Data entries:
————
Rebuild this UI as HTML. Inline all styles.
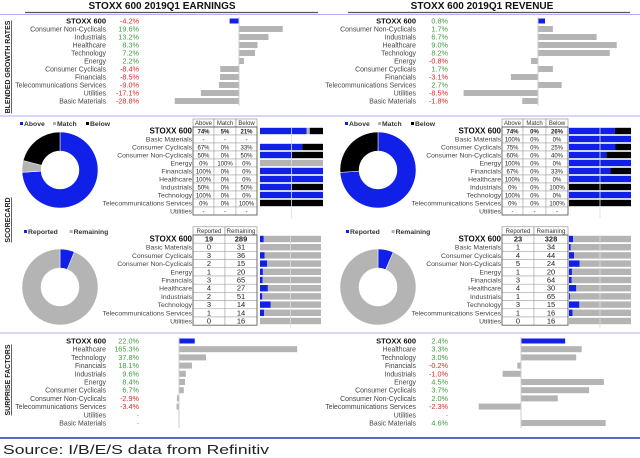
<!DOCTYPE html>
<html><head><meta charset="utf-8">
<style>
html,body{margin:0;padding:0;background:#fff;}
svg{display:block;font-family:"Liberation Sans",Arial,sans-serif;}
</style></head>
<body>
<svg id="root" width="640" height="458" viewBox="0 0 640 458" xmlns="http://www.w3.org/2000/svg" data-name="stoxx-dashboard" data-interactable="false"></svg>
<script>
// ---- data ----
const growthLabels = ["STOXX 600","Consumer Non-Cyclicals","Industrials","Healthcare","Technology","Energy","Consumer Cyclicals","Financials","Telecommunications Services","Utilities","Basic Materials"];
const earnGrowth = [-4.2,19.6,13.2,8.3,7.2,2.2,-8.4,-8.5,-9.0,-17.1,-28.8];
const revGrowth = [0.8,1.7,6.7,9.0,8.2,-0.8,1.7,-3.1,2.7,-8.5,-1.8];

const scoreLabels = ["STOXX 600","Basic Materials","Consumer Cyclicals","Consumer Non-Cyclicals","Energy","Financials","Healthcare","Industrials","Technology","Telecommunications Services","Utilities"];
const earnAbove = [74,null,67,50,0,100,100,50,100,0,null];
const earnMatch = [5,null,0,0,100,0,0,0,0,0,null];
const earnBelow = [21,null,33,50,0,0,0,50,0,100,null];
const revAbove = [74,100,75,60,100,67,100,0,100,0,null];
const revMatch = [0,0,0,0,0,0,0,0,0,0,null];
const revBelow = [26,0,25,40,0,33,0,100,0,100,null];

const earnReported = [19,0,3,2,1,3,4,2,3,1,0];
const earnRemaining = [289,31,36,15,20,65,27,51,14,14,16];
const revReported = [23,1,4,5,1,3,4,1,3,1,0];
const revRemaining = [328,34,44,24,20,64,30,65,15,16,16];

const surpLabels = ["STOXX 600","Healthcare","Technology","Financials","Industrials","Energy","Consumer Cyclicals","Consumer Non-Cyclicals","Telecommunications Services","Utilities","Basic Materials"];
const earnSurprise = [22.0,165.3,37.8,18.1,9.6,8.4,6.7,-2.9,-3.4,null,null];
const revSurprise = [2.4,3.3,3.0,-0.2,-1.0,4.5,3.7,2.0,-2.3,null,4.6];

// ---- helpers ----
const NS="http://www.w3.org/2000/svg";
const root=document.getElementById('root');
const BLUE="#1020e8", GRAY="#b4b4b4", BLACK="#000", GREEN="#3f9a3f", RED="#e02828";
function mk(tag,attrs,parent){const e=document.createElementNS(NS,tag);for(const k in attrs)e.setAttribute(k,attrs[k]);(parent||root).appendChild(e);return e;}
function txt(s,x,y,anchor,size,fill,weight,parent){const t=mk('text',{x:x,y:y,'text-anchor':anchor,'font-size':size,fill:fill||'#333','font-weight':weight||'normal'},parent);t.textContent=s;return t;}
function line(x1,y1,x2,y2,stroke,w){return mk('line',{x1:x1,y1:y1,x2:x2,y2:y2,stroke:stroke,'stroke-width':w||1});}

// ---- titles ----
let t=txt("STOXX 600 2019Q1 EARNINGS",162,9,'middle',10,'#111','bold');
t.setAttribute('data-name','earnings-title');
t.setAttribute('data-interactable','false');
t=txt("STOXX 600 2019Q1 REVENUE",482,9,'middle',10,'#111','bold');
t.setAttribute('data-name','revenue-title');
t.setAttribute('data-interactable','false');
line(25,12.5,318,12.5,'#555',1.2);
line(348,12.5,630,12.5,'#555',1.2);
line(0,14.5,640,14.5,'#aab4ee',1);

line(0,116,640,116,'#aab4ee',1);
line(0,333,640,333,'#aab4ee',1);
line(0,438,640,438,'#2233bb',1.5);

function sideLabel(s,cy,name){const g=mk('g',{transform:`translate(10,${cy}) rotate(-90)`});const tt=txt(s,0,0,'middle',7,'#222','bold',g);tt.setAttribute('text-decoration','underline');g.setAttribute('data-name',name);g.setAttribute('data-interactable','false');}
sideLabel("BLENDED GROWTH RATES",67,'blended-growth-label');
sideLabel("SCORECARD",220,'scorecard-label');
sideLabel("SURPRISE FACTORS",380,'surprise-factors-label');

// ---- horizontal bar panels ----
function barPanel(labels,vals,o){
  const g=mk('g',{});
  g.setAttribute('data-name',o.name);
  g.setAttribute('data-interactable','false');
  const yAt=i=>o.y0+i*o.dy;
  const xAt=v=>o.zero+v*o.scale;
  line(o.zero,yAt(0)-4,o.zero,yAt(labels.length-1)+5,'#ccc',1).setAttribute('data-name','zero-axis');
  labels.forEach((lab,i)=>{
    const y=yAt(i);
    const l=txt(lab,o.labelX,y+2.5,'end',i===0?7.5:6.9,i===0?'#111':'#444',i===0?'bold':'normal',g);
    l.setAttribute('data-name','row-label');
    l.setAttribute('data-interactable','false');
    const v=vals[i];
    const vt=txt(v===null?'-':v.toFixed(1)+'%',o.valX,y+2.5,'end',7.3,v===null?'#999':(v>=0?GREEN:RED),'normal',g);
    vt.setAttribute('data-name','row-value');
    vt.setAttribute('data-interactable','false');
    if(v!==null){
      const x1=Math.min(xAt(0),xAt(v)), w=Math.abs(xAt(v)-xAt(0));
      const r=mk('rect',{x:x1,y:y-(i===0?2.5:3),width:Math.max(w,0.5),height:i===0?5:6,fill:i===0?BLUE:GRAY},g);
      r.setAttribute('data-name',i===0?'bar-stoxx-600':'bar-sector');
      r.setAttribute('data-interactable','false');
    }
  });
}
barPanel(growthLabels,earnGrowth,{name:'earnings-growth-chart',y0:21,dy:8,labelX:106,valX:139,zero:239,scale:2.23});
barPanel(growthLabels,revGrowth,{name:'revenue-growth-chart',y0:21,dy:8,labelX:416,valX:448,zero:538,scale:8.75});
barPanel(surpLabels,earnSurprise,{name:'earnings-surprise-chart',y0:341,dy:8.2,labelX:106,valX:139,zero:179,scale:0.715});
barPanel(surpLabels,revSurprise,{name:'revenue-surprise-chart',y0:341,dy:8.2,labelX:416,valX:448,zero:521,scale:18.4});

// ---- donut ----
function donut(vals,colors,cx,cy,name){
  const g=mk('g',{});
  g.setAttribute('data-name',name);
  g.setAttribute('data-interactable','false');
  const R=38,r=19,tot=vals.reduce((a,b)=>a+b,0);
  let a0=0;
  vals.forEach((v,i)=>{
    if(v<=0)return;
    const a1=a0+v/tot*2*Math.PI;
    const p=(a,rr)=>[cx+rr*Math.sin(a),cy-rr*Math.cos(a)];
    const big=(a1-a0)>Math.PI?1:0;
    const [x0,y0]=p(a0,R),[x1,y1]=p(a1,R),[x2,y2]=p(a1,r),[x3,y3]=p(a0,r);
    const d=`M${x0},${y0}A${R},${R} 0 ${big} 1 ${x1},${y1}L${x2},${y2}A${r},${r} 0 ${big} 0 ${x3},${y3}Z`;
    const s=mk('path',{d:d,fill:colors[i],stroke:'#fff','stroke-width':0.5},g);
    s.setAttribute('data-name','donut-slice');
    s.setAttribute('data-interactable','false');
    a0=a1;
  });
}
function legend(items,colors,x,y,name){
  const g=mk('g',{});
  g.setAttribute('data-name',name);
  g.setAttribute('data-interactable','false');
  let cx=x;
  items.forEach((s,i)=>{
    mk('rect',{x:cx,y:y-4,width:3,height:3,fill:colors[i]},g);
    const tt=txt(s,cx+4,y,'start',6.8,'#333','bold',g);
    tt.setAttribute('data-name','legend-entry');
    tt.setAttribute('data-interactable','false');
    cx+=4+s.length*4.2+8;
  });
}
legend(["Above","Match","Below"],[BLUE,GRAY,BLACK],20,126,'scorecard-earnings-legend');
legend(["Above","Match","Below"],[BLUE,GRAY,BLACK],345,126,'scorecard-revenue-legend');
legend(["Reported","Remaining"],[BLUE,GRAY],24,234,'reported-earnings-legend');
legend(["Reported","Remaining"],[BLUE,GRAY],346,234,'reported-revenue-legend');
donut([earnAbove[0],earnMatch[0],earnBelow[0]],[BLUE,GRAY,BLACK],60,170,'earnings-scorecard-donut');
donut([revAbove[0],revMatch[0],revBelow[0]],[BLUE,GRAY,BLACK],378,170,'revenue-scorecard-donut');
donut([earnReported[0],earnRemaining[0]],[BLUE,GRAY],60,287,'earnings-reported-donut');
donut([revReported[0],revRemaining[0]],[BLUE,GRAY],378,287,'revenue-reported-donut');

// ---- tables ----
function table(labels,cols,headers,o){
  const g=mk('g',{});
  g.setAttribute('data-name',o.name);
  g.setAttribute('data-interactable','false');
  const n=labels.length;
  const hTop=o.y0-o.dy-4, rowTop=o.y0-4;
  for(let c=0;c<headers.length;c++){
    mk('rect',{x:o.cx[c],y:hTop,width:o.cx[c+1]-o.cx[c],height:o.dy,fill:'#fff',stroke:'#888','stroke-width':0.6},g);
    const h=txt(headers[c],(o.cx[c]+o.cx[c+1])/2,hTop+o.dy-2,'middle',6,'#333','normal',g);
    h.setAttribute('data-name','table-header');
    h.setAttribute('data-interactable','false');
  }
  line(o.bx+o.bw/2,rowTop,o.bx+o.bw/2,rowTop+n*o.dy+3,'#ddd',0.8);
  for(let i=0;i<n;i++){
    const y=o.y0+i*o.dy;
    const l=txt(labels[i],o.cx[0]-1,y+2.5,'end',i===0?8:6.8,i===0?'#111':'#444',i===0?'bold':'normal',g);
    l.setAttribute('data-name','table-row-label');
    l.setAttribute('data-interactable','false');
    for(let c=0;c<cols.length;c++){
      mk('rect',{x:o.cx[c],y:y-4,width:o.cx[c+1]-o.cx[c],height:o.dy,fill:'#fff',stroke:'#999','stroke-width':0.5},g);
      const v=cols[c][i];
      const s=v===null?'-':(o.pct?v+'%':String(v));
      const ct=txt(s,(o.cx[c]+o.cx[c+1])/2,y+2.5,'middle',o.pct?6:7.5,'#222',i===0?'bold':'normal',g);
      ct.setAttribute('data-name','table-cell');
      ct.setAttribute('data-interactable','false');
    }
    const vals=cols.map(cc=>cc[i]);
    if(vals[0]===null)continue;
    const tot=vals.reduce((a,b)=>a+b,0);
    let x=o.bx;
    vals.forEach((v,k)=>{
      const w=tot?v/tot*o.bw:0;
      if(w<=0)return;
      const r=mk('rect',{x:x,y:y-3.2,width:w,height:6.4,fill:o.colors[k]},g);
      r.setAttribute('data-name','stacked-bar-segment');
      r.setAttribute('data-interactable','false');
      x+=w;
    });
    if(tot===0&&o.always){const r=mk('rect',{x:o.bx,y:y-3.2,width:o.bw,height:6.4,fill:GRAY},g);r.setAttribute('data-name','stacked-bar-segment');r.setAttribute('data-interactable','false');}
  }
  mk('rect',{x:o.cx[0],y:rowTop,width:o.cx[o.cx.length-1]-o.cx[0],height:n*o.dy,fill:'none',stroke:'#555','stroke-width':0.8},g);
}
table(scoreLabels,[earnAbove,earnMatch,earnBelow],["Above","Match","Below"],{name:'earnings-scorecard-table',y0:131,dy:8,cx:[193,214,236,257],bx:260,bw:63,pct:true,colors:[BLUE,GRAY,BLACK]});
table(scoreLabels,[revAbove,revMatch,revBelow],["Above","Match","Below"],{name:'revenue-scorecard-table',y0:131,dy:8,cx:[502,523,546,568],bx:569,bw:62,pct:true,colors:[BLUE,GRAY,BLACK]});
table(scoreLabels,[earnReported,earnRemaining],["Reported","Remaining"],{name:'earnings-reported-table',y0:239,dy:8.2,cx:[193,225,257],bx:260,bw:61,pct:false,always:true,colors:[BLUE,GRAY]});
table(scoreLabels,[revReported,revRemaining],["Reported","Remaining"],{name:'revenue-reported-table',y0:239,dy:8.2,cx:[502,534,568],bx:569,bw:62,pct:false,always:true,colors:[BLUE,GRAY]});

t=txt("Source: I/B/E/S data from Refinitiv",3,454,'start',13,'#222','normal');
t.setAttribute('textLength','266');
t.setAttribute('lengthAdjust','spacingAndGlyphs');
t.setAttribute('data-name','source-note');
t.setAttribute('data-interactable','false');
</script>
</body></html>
————
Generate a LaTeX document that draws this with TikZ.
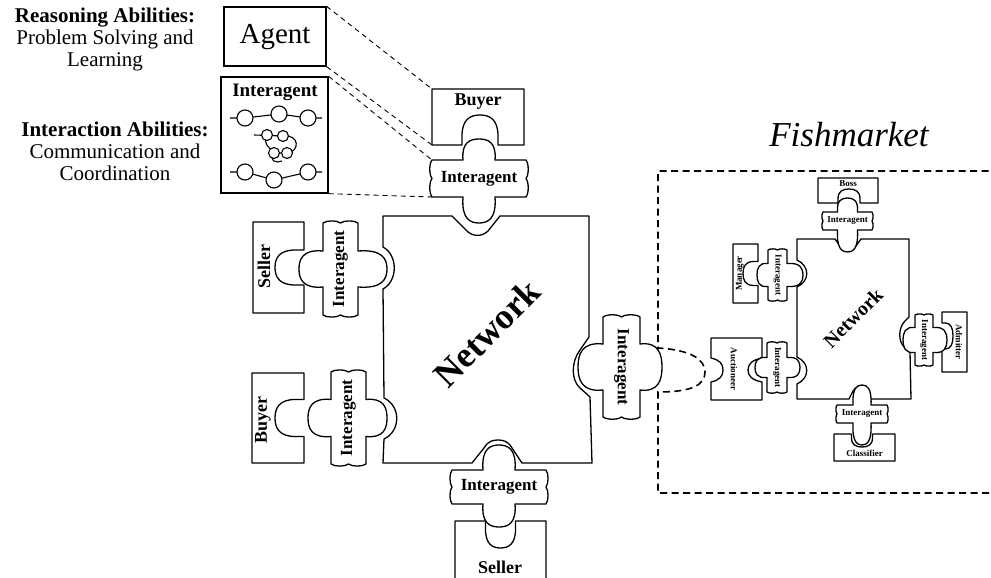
————
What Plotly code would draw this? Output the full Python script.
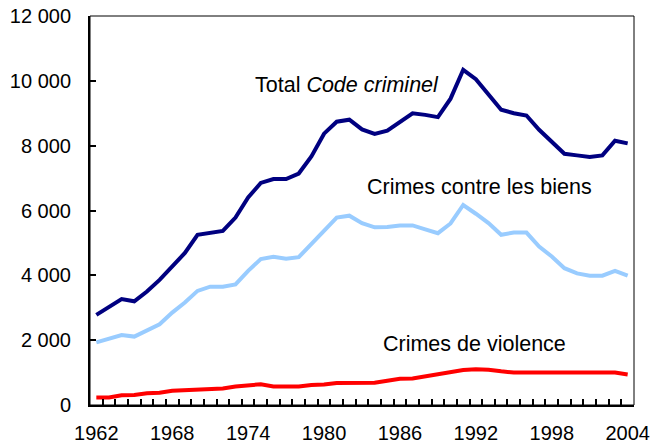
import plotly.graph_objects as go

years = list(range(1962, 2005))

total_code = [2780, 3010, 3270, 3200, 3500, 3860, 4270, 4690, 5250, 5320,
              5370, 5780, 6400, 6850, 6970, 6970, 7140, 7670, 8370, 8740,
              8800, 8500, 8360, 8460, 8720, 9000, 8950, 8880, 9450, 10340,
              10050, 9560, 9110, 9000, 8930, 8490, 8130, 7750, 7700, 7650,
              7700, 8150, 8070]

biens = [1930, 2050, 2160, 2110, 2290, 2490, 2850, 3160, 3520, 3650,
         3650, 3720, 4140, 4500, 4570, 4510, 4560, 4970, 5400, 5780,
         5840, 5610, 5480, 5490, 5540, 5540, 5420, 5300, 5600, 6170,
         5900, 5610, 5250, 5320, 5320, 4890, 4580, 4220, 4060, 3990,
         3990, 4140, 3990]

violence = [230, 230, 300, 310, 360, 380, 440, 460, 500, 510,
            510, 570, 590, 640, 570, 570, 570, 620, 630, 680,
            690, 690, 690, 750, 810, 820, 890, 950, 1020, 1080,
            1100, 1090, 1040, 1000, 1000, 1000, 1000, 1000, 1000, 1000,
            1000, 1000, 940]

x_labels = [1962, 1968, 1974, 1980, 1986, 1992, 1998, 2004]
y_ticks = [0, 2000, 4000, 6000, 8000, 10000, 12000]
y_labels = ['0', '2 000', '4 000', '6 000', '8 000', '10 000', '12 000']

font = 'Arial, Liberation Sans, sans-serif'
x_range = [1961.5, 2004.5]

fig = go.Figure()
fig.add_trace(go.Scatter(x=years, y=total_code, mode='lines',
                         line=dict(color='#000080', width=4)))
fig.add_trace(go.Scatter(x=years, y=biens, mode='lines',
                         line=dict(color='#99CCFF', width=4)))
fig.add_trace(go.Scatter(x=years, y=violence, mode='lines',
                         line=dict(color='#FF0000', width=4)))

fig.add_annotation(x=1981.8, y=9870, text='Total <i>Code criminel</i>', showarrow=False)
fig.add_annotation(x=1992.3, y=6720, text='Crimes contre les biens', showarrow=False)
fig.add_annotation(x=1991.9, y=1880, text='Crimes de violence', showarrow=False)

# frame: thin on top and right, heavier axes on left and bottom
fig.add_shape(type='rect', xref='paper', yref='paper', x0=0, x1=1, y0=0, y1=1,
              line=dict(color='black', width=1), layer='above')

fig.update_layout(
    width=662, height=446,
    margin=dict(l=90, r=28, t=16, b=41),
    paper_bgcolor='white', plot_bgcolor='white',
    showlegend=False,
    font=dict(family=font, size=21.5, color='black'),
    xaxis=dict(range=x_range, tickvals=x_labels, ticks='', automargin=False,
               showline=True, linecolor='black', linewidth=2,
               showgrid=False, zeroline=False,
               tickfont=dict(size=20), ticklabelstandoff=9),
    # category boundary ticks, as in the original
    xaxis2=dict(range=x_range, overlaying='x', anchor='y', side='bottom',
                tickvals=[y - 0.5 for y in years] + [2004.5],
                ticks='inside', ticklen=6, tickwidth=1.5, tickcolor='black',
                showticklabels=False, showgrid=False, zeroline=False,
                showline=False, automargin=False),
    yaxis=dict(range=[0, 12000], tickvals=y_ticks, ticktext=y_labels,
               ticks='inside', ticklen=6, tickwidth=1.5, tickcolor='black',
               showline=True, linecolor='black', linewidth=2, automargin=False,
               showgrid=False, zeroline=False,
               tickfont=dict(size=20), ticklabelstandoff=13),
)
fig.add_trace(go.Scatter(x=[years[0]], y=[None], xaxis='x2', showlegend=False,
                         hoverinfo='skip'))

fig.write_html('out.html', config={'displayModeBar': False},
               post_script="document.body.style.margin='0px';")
————
Do this:
Exclude any pictures, and restate word for word the lines from the one containing "Rebuild this UI as HTML. Inline all styles." through the one containing "revGrowth = [0.8,1.7,6.7,9.0,8.2,-0.8,1.7,-3.1,2.7,-8.5,-1.8];", both included.

Finished answer:
Rebuild this UI as HTML. Inline all styles.
<!DOCTYPE html>
<html><head><meta charset="utf-8">
<style>
html,body{margin:0;padding:0;background:#fff;}
svg{display:block;font-family:"Liberation Sans",Arial,sans-serif;}
</style></head>
<body>
<svg id="root" width="640" height="458" viewBox="0 0 640 458" xmlns="http://www.w3.org/2000/svg" data-name="stoxx-dashboard" data-interactable="false"></svg>
<script>
// ---- data ----
const growthLabels = ["STOXX 600","Consumer Non-Cyclicals","Industrials","Healthcare","Technology","Energy","Consumer Cyclicals","Financials","Telecommunications Services","Utilities","Basic Materials"];
const earnGrowth = [-4.2,19.6,13.2,8.3,7.2,2.2,-8.4,-8.5,-9.0,-17.1,-28.8];
const revGrowth = [0.8,1.7,6.7,9.0,8.2,-0.8,1.7,-3.1,2.7,-8.5,-1.8];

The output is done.